In addition to multiple Hong Kong awards for his Chinese language films, Woo is the recipient of the 1998 Saturn Award for best director, for Face Off. In 2001 he was involved in the production of a World War II action drama, Windtalkers, written and directed by Woo and starring Nicholas Cage with Christian Slater.
PERSONAL INFORMATION
Born Yusen Wu, May 1, 1946, in Guangzhou, China; raised in Hong Kong; son of a scholar; married, wife's name, Anne; children: three. Education: Attended Matteo Ricci College.
CAREER
Film director, screenwriter, and producer, 1973--. Worked as script supervisor and production assistant at Cathay Film, Hong Kong, 1969-71; became assistant director at Shaw Brothers, 1971; joined Tsui Hark's Film Workshop Company, Hong Kong, mid-1980s; directed first film, The Young Dragons, Golden Harvest, 1973 (released in 1975). Other directorial credits, some under the names Wu Hsiang-fei and Wu Yu-Sheng, include The Dragon Tamers, 1974; Hand of Death, 1976; To Hell With the Devil, 1981; A Better Tomorrow, 1986; The Killer, 1989; A Bullet in the Head, 1990; Once a Thief, 1991; and Hard-Boiled, 1992. Made U.S. debut with Hard Target, 1993, followed with Broken Arrow, 1996; Face/Off, 1997; and Mission: Impossible 2, 2000. Producer of films, including A Better Tomorrow, 1986; A Bullet in the Head, 1990; Once a Thief (made-for-television), 1996; The Replacement Killers, 1998; Blackjack (made-for-television), 1998; and The Big Hit, 1998. Has also made acting appearances in films, including A Better Tomorrow, 1986.
WORKS
* Writings
* SCREENPLAYS
* 1974: The Dragon Tamers, Golden Harvest.

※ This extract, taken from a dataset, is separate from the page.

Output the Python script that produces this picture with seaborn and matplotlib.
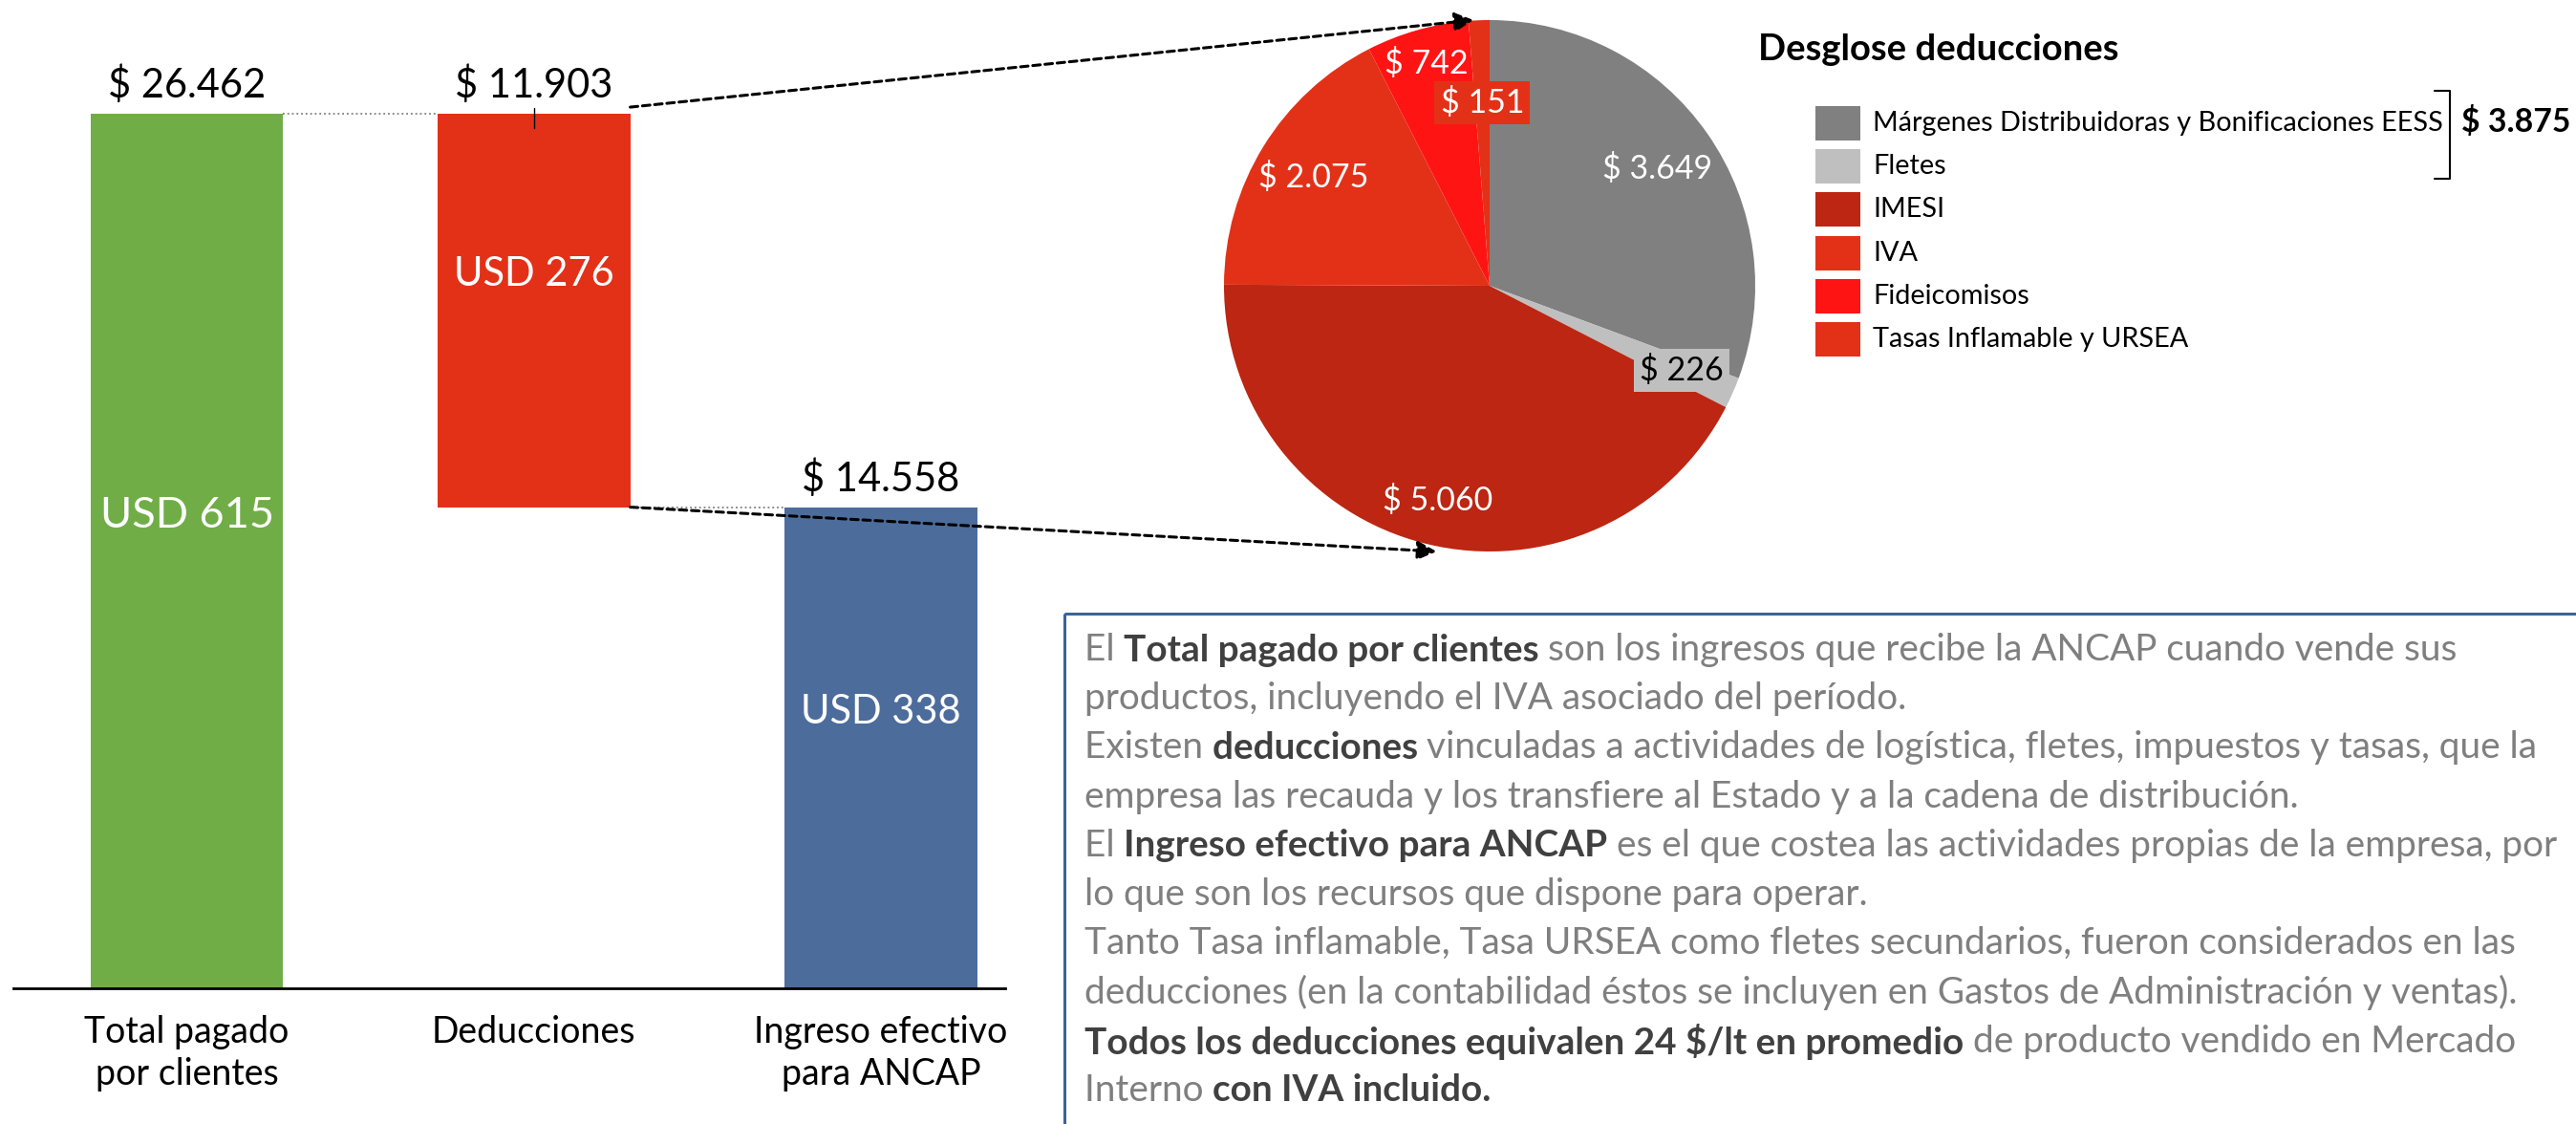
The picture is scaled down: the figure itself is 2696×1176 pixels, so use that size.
import numpy as np
import pandas as pd
import matplotlib
matplotlib.use("Agg")
import matplotlib.pyplot as plt
import seaborn as sns
from matplotlib.patches import Rectangle, ConnectionPatch

# ---------------- data ----------------
categories = ["Total pagado\npor clientes", "Deducciones", "Ingreso efectivo\npara ANCAP"]
pesos_values = [26462, 11903, 14558]
usd_values = [615, 276, 338]
bar_colors = ["#70AD47", "#E33118", "#4C6C9C"]

pie_labels = ["Márgenes Distribuidoras y Bonificaciones EESS", "Fletes", "IMESI", "IVA",
              "Fideicomisos", "Tasas Inflamable y URSEA"]
pie_values = [3649, 226, 5060, 2075, 742, 151]
pie_colors = ["#808080", "#BFBFBF", "#BC2612", "#E33118", "#FF1414", "#E33118"]
legend_title = "Desglose deducciones"

paragraph_lines = [
    [("El ", False), ("Total pagado por clientes ", True),
     ("son los ingresos que recibe la ANCAP cuando vende sus", False)],
    [("productos, incluyendo el IVA asociado del período.", False)],
    [("Existen ", False), ("deducciones ", True),
     ("vinculadas a actividades de logística, fletes, impuestos y tasas, que la", False)],
    [("empresa las recauda y los transfiere al Estado y a la cadena de distribución.", False)],
    [("El ", False), ("Ingreso efectivo para ANCAP ", True),
     ("es el que costea las actividades propias de la empresa, por", False)],
    [("lo que son los recursos que dispone para operar.", False)],
    [("Tanto Tasa inflamable, Tasa URSEA como fletes secundarios, fueron considerados en las", False)],
    [("deducciones (en la contabilidad éstos se incluyen en Gastos de Administración y ventas).", False)],
    [("Todos los deducciones equivalen 24 $/lt en promedio ", True),
     ("de producto vendido en Mercado", False)],
    [("Interno ", False), ("con IVA incluido.", True)],
]


def money(v):
    return "$ " + f"{v:,}".replace(",", ".")


# ---------------- style ----------------
sns.set_theme(style="white")
plt.rcParams["font.family"] = ["Lato", "DejaVu Sans"]

W, H = 2696, 1176
fig = plt.figure(figsize=(W / 100, H / 100), dpi=100)
fig.patch.set_facecolor("white")


def rect(x0, y0, x1, y1):
    return [x0 / W, 1 - y1 / H, (x1 - x0) / W, (y1 - y0) / H]


# ---------------- waterfall bars ----------------
ax = fig.add_axes(rect(14, 0, 1052, 1034))
df = pd.DataFrame({"categoria": categories, "valor": pesos_values})
bar_w = 0.555
sns.barplot(data=df, x="categoria", y="valor", hue="categoria", palette=bar_colors,
            saturation=1, width=bar_w, legend=False, ax=ax)
bottoms = [0, pesos_values[0] - pesos_values[1], 0]
bars = sorted(ax.patches, key=lambda p: p.get_x())
for p, b in zip(bars, bottoms):
    p.set_y(b)
    p.set_linewidth(0)

ax.set_xlim(-0.5, 2.358)
ax.set_ylim(0, pesos_values[0] * 1034 / 915)
sns.despine(ax=ax, left=True)
ax.spines["bottom"].set_color("black")
ax.spines["bottom"].set_linewidth(2)
ax.set_yticks([])
ax.set_xlabel("")
ax.set_ylabel("")
ax.set_facecolor("none")
ax.tick_params(axis="x", length=0, labelsize=27, pad=20, colors="black")
for tl in ax.get_xticklabels():
    tl.set_linespacing(1.3)

usd_sizes = [32.5, 30, 30]
for i, (p, b) in enumerate(zip(bars, bottoms)):
    h = p.get_height()
    ax.annotate(money(pesos_values[i]), (i, b + h), xytext=(0, 12), textcoords="offset points",
                ha="center", va="baseline", fontsize=30, color="black", parse_math=False)
    ax.annotate(f"USD {usd_values[i]}", (i, b + h / 2), xytext=(0, 27), textcoords="offset points",
                ha="center", va="center", fontsize=usd_sizes[i], color="white")

# connectors between bars
ax.plot([bar_w / 2, 1 - bar_w / 2], [pesos_values[0]] * 2, ls=":", color="#7F7F7F", lw=1.3)
ax.plot([1 + bar_w / 2, 2 - bar_w / 2], [bottoms[1]] * 2, ls=":", color="#7F7F7F", lw=1.3)
ax.plot([1, 1], [pesos_values[0] + 170, pesos_values[0] - 430], color="black", lw=1)

# ---------------- pie ----------------
pax = fig.add_axes(rect(1281, 21, 1837, 577))
wedges, _ = pax.pie(pie_values, colors=pie_colors, startangle=90, counterclock=False,
                    wedgeprops=dict(linewidth=0, edgecolor="none"))
pax.set_xlim(-1, 1)
pax.set_ylim(-1, 1)

label_r = [0.77, 0.79, 0.83, 0.78, 0.87, 0.69]
label_c = ["white", "black", "white", "white", "white", "white"]
label_box = [None, "#BFBFBF", None, None, None, "#E33118"]
for w, v, r, c, bx in zip(wedges, pie_values, label_r, label_c, label_box):
    ang = np.deg2rad((w.theta1 + w.theta2) / 2)
    kw = {}
    if bx:
        kw["bbox"] = dict(boxstyle="square,pad=0.18", facecolor=bx, edgecolor="none")
    pax.text(r * np.cos(ang), r * np.sin(ang), money(v), ha="center", va="center",
             fontsize=24.5, color=c, parse_math=False, **kw)

# dashed arrows from the deductions bar to the pie
for xyA, xyB in [((1 + bar_w / 2, pesos_values[0] + 200), (-0.06, 1.0)),
                 ((1 + bar_w / 2, bottoms[1]), (-0.2, -1.0))]:
    con = ConnectionPatch(xyA=xyA, coordsA=ax.transData, xyB=xyB, coordsB=pax.transData,
                          arrowstyle="-|>", linestyle=(0, (2.6, 1.6)), linewidth=2.2,
                          color="black", mutation_scale=30)
    fig.add_artist(con)

# ---------------- overlay: legend + text box ----------------
ov = fig.add_axes([0, 0, 1, 1])
ov.set_xlim(0, W)
ov.set_ylim(H, 0)
ov.axis("off")

ov.text(1840, 52, legend_title, fontsize=27.5, fontweight="bold", va="center", ha="left", color="black")
for i, (lab, col) in enumerate(zip(pie_labels, pie_colors)):
    yc = 129 + i * 45.2
    ov.add_patch(Rectangle((1900, yc - 18), 47, 36, facecolor=col, edgecolor="none"))
    ov.text(1960, yc, lab, fontsize=20.8, va="center", ha="left", color="black")
ov.plot([2548, 2564, 2564, 2548], [95, 95, 187, 187], color="black", lw=1.5)
ov.text(2576, 128, money(pie_values[0] + pie_values[1]), fontsize=24.3, fontweight="bold",
        va="center", ha="left", color="black", parse_math=False)

ov.add_patch(Rectangle((1114, 642), 1800, 800, fill=False, edgecolor="#3A6596", lw=2.2))

renderer = fig.canvas.get_renderer()


def seg_width(s, size, bold):
    fw = "bold" if bold else "normal"
    t = ov.text(0, 0, s + "|", fontsize=size, fontweight=fw, parse_math=False)
    t2 = ov.text(0, 0, "|", fontsize=size, fontweight=fw, parse_math=False)
    wd = t.get_window_extent(renderer).width - t2.get_window_extent(renderer).width
    t.remove()
    t2.remove()
    return wd


base = 20
ref_w = sum(seg_width(s, base, b) for s, b in paragraph_lines[2])
psize = base * 1520 / ref_w

for i, line in enumerate(paragraph_lines):
    x = 1135
    y = 680 + i * 51.2
    for s, b in line:
        ov.text(x, y, s, fontsize=psize, fontweight="bold" if b else "normal",
                color="#404040" if b else "#7F7F7F", va="center", ha="left", parse_math=False)
        x += seg_width(s, psize, b)

fig.savefig("out.png", dpi=100, facecolor="white")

* 1975: Princess Chang Ping, Golden Harvest.
* 1976: Hand of Death, Golden Harvest.
* 1977: Money Crazy, Golden Harvest.
* 1977: Follow the Star, Golden Harvest.
* 1977: From Riches to Rags, Golden Harvest.
* 1978: Last Hurrah for Chivalry, Golden Harvest.
* 1978: Hello, Late Homecomers, Golden Harvest.
* 1981: To Hell With the Devil, Golden Harvest.
* 1982: Plain Jane to the Rescue, Golden Harvest.
* 1986: Heroes Shed No Tears, Golden Harvest.
* 1986: A Better Tomorrow, Golden Princess.
* 1987: A Better Tomorrow II, Golden Princess.
* 1989: The Killer, Golden Princess.
* 1990: A Bullet in the Head, Milestone Pictures.
* 1991: Once a Thief, Milestone Pictures.
* 1992: Hard-Boiled, Milestone Pictures.